É preciso punir os torturadores, os militares e as empresas que colaboraram com a Ditadura
Além do pedido de desculpas aos que foram presos, perseguidos, torturados, além das famílias dos mortos e desaparecidos políticos, é preciso que as empresas que participaram, financiaram a ditadura civil militar no Brasil também sejam responsabilizadas.
Um relatório da Comissão Nacional da Verdade revelou a existência de um aparato repressivo militar-empresarial, na qual as empresas monitoravam funcionários, repassando informações e encaminhando denúncias ao Departamento de Ordem Política e Social (Dops).
Além disso, indicou empresas que contribuíram moral e financeiramente com o golpe de 1964 e com a Operação Bandeirante (Oban), um aparelho de repressão montado pelo Exército. Várias empresas nacionais e multinacionais são citadas no relatório. Entre as alemãs estão a Volkswagen, Mercedes-Benz e Siemens. As três foram apontadas por contribuir com recursos à Oban.
Mesmo antes do golpe em 1964, segundo apuração da Comissão Nacional da Verdade, foram criados o Instituto de Pesquisa e Estudos Sociais (IPES) e o Instituto Brasileiro de Ação Democrática (IBAD). Estas instituições apoiavam partidos e parlamentares de direita com dinheiro do empresariado e da própria CIA (Agência Central de Inteligência dos Estados Unidos), ajudando a criar todo um aparato da repressão.

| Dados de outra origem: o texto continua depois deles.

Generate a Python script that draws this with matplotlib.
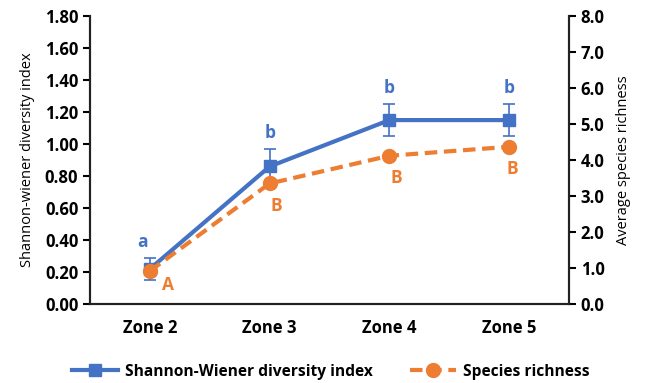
import matplotlib.pyplot as plt
from matplotlib.lines import Line2D
import numpy as np

plt.rcParams['font.family'] = ['Open Sans', 'DejaVu Sans']

zones = ['Zone 2', 'Zone 3', 'Zone 4', 'Zone 5']
shannon = [0.22, 0.86, 1.15, 1.15]
shannon_err = [0.07, 0.11, 0.10, 0.10]
richness = [0.92, 3.35, 4.12, 4.37]
shannon_letters = ['a', 'b', 'b', 'b']
richness_letters = ['A', 'B', 'B', 'B']

blue = '#4472C4'
orange = '#ED7D31'
dash = (0, (3, 1.6))

fig = plt.figure(figsize=(6.48, 3.83), dpi=100)
ax = fig.add_axes([0.139, 0.206, 0.739, 0.752])
ax2 = ax.twinx()

x = np.arange(len(zones))

ax.errorbar(x, shannon, yerr=shannon_err, color=blue, lw=3, marker='s', ms=9,
            capsize=4, elinewidth=1.2, capthick=1.2, zorder=3)
ax2.plot(x, richness, color=orange, lw=3, ls=dash, marker='o', ms=10, zorder=2)

# significance letters
for xi, v, e, t in zip(x, shannon, shannon_err, shannon_letters):
    ax.annotate(t, (xi, v + e), xytext=(-5 if t == 'a' else 0, 5),
                textcoords='offset points', ha='center', va='bottom',
                color=blue, fontsize=12.5, fontweight='bold')
offsets = [(13, -10), (5, -16), (5, -16), (2, -16)]
for xi, v, t, off in zip(x, richness, richness_letters, offsets):
    ax2.annotate(t, (xi, v), xytext=off, textcoords='offset points',
                 ha='center', va='center', color=orange, fontsize=12.5,
                 fontweight='bold')

ax.set_xlim(-0.5, 3.5)
ax.set_ylim(0, 1.8)
ax2.set_ylim(0, 8)
ax.set_yticks(np.arange(0, 1.81, 0.2))
ax.set_yticklabels([f'{v:.2f}' for v in np.arange(0, 1.81, 0.2)])
ax2.set_yticks(np.arange(0, 8.1, 1))
ax2.set_yticklabels([f'{v:.1f}' for v in np.arange(0, 8.1, 1)])
ax.set_xticks(x)
ax.set_xticklabels(zones)

for a in (ax, ax2):
    a.spines['top'].set_visible(False)
    for s in ('left', 'right', 'bottom'):
        a.spines[s].set_linewidth(1.5)
        a.spines[s].set_color('#222222')
    a.tick_params(axis='y', direction='out', length=5, width=1.5,
                  labelsize=12)
    for lbl in a.get_yticklabels():
        lbl.set_fontweight('bold')
ax.tick_params(axis='x', length=0, pad=11, labelsize=12)
for lbl in ax.get_xticklabels():
    lbl.set_fontweight('bold')

ax.set_ylabel('Shannon-wiener diversity index', fontsize=10.5, labelpad=7)
ax2.set_ylabel('Average species richness', fontsize=10.5, labelpad=8)

handles = [
    Line2D([], [], color=blue, lw=3, marker='s', ms=9),
    Line2D([], [], color=orange, lw=3, ls=dash, marker='o', ms=10),
]
labels = ['Shannon-Wiener diversity index', 'Species richness']
fig.legend(handles, labels, loc='lower center', bbox_to_anchor=(0.51, -0.028),
           ncol=2, frameon=False, prop={'weight': 'bold', 'size': 11.2},
           handlelength=3.0, columnspacing=2.4, handletextpad=0.4)

fig.savefig('out.png', dpi=100)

A Fiesp (Federação das Indústrias do Estado de São Paulo), por exemplo, junto com outros setores do empresariado paulista ajudou a financiar a repressão e os próprios centros de repressão. É o caso da própria Oban (Operação Bandeirante), que viria a ser um modelo de centro de tortura para outros lugares do país. Localizada no número 921 da rua Tutóia, onde hoje funciona o 36º Distrito Policial da Polícia Civil, o local se tornou mais tarde o DOI-CODI (Destacamento de Operações de Informação do Centro de Operações de Defesa Interna), estrutura reproduzida em outras capitais do país.
O caso Henning Albert Boilesen
Henning Albert Boilesen foi presidente da Ultragaz. Da mesma forma que outros empresários e banqueiros como, por exemplo, Gastão Bueno Vidigal, do Banco Mercantil, colaborou com a Ditadura em troca de vantagens. Boilesen acabou sendo assassinado por um comando da ALN (Ação Libertadora Nacional) e do MRT (Movimento Revolucionário Tiradentes) em 1971.
A construção civil também foi um dos setores que mais se beneficiou com o regime militar ao assumirem a construção das obras públicas, particularmente de infraestrutura que envolvia a construção pesada. Como se sabe, as grandes obras deram salto nessa época ganhando inclusive projeção internacional.
A anistia aos perseguidos é um passo importante, mas é apenas o primeiro se queremos fazer justiça aos crimes cometidos pela Ditadura. É preciso avançar na punição das empresas, dos torturadores e dos militares que cometeram crimes em face ao povo brasileiro. Para que nunca se esqueça, para que nunca mais aconteça.
Ana Lúcia Marchiori é advogada e atua em defesa dos perseguidos políticos pela Ditadura.